See here for a very interesting interview with Park, plus sample cover art. Would you voluntarily read a book covered with this? Well, you should. Buy them used from Amazon for a penny. But buy them.
Gift is verbed now? Has anyone sloganed "The gift that keeps on gifting" yet?
Posted by: des von bladet | September 24, 2005 at 01:16 AM
Paul Park is tremendous, those Starbridge books are essential additions to any decent SF library (make sure to pick up The Cult of Loving Kindness), and I'm halfway through Princess and already I want to grab the lapels of random passersby and thrust it under their noses and cry, "See? This is how it's done, by God!"
Posted by: Kip Manley | September 24, 2005 at 01:59 AM
Park is so fucking good. Though the Cult of Loving Kindness, contra Kip, I think starts to strip away the druggy, amazing-shit brilliance of the first two and become, well, just another goddamn allegory. Good, but not divine.
Very similar vein: K.J. Bishop's Etched City. I promise to send you a copy if you will resupply address so I can send you my forgotten eBay booty.
Princess is on my kitchen table now, beckoning to me. This weekend, perhaps, not in Bali, just plain old Pennsylvania.
Posted by: Timothy Burke | September 24, 2005 at 07:37 AM
I'm fond of the Avon cover of Sugar Rain, even though I don't think the artist was very familiar with mehndi. (Shoot, these books are over fifteen years old. What American artist was, back in 1989?)
Anyway, I still remember that the hardcover of Soldiers of Paradise had Lucius Shepard comparing it to Yashar Kemal's Memed, My Hawk. That was a fruitful linkage.
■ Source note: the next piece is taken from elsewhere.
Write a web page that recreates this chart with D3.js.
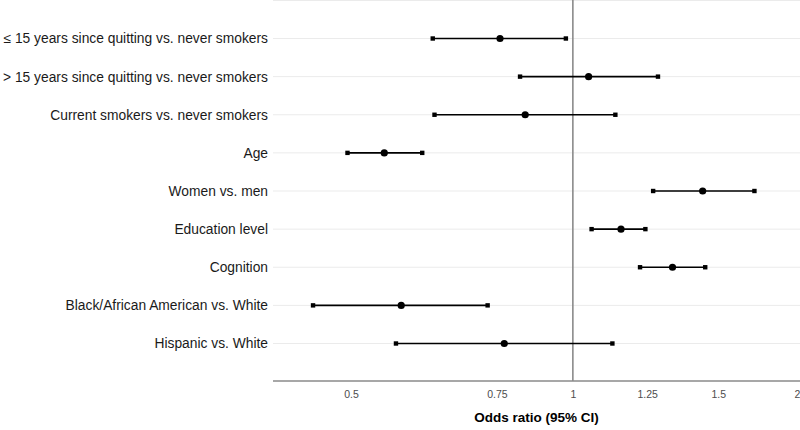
<!DOCTYPE html>
<html>
<head>
<meta charset="utf-8">
<script src="https://cdn.jsdelivr.net/npm/d3@7"></script>
<style>
  html, body { margin: 0; padding: 0; background: #fff; }
  svg { display: block; font-family: "Liberation Sans", Arial, Helvetica, sans-serif; }
</style>
</head>
<body>
<svg id="chart" width="800" height="430"></svg>
<script>
// ---- data ----
const categories = [
  "≤ 15 years since quitting vs. never smokers",
  "> 15 years since quitting vs. never smokers",
  "Current smokers vs. never smokers",
  "Age",
  "Women vs. men",
  "Education level",
  "Cognition",
  "Black/African American vs. White",
  "Hispanic vs. White"
];
const oddsRatio = [0.760, 1.053, 0.843, 0.557, 1.445, 1.162, 1.339, 0.586, 0.774];
const ciLower   = [0.640, 0.826, 0.643, 0.494, 1.271, 1.063, 1.226, 0.435, 0.577];
const ciUpper   = [0.977, 1.288, 1.143, 0.622, 1.730, 1.244, 1.454, 0.734, 1.133];
const tickValues = [0.5, 0.75, 1, 1.25, 1.5, 2];
const tickLabels = ["0.5", "0.75", "1", "1.25", "1.5", "2"];
const refValue = 1;
const xTitle = "Odds ratio (95% CI)";

// ---- layout ----
const W = 800, H = 430;
const panel = { left: 273, right: 800, top: 0, bottom: 381 };
// relative placement of the axis breaks across the panel width (as drawn in the original)
const tickFrac = [0.148, 0.425, 0.569, 0.710, 0.845, 0.994];

const svg = d3.select("#chart");
const pw = panel.right - panel.left;

const x = d3.scaleLinear()
  .domain(tickValues)
  .range(tickFrac.map(f => panel.left + f * pw));

const y = d3.scalePoint()
  .domain(categories)
  .range([38.5, 343.5]);

const step = y.step();

// gridlines
const gridG = svg.append("g");
const gridYs = [y(categories[0]) - step].concat(categories.map(c => y(c)));
gridG.selectAll("line").data(gridYs).join("line")
  .attr("x1", panel.left).attr("x2", panel.right)
  .attr("y1", d => Math.max(0.5, d)).attr("y2", d => Math.max(0.5, d))
  .attr("stroke", "#ebebeb").attr("stroke-width", 1);

// reference line at OR = 1
svg.append("line")
  .attr("x1", x(refValue)).attr("x2", x(refValue))
  .attr("y1", panel.top).attr("y2", panel.bottom)
  .attr("stroke", "#8a8a8a").attr("stroke-width", 1.6);

// x axis line
svg.append("line")
  .attr("x1", panel.left).attr("x2", panel.right)
  .attr("y1", panel.bottom).attr("y2", panel.bottom)
  .attr("stroke", "#8a8a8a").attr("stroke-width", 1.6);

// x axis (labels only)
const xAxis = d3.axisBottom(x)
  .tickValues(tickValues)
  .tickFormat((d, i) => tickLabels[i])
  .tickSize(0)
  .tickPadding(10);
const xg = svg.append("g")
  .attr("transform", `translate(0,${panel.bottom})`)
  .call(xAxis);
xg.select(".domain").remove();
xg.selectAll("text")
  .attr("font-family", "\"Liberation Sans\", Arial, sans-serif")
  .attr("font-size", 10.5).attr("fill", "#4d4d4d");

// y axis labels
const yAxis = d3.axisLeft(y).tickSize(0).tickPadding(5);
const yg = svg.append("g")
  .attr("transform", `translate(${panel.left},0)`)
  .call(yAxis);
yg.select(".domain").remove();
yg.selectAll("text")
  .attr("font-family", "\"Liberation Sans\", Arial, sans-serif")
  .attr("font-size", 13.8).attr("fill", "#1a1a1a");

// axis title
svg.append("text")
  .attr("x", (panel.left + panel.right) / 2)
  .attr("y", 422)
  .attr("text-anchor", "middle")
  .attr("font-size", 13.5).attr("font-weight", "bold").attr("fill", "#000")
  .text(xTitle);

// data rows
const rows = categories.map((c, i) => ({ c, or: oddsRatio[i], lo: ciLower[i], hi: ciUpper[i] }));
const g = svg.append("g");
g.selectAll("line.ci").data(rows).join("line").attr("class", "ci")
  .attr("x1", d => x(d.lo)).attr("x2", d => x(d.hi))
  .attr("y1", d => y(d.c)).attr("y2", d => y(d.c))
  .attr("stroke", "#000").attr("stroke-width", 1.7);

const capSize = 4.4;
g.selectAll("rect.lo").data(rows).join("rect").attr("class", "lo")
  .attr("x", d => x(d.lo) - capSize / 2).attr("y", d => y(d.c) - capSize / 2)
  .attr("width", capSize).attr("height", capSize).attr("fill", "#000");
g.selectAll("rect.hi").data(rows).join("rect").attr("class", "hi")
  .attr("x", d => x(d.hi) - capSize / 2).attr("y", d => y(d.c) - capSize / 2)
  .attr("width", capSize).attr("height", capSize).attr("fill", "#000");

g.selectAll("circle").data(rows).join("circle")
  .attr("cx", d => x(d.or)).attr("cy", d => y(d.c))
  .attr("r", 3.6).attr("fill", "#000");
</script>
</body>
</html>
I was not blown away by A Princess of Roumania, although I recognize its quality. Sometimes, in Park's fiction, while his sources are transmogrified, the transitions between them aren't. I am pretty sure Park knows this -- hell, I once heard him comment about this tendency in his fiction at Dixon Place -- and he often makes a virtue of these discontinuities. Other times, it doesn't work as well.
The plot of Princess is pre-adapted to discontinuities (I'm not giving anything away here) but there are places where the joins between background story elements don't seem smoothed over enough. I'm thinking of the Philip Pullman bits especially.
The evocations of his alternate Roumania, though, are very good.
Posted by: Carlos | September 24, 2005 at 09:39 AM
Murpfle. Working a few floors downstairs from David at Arbor House buying Paul Park while I was at Avon. Happyhappy.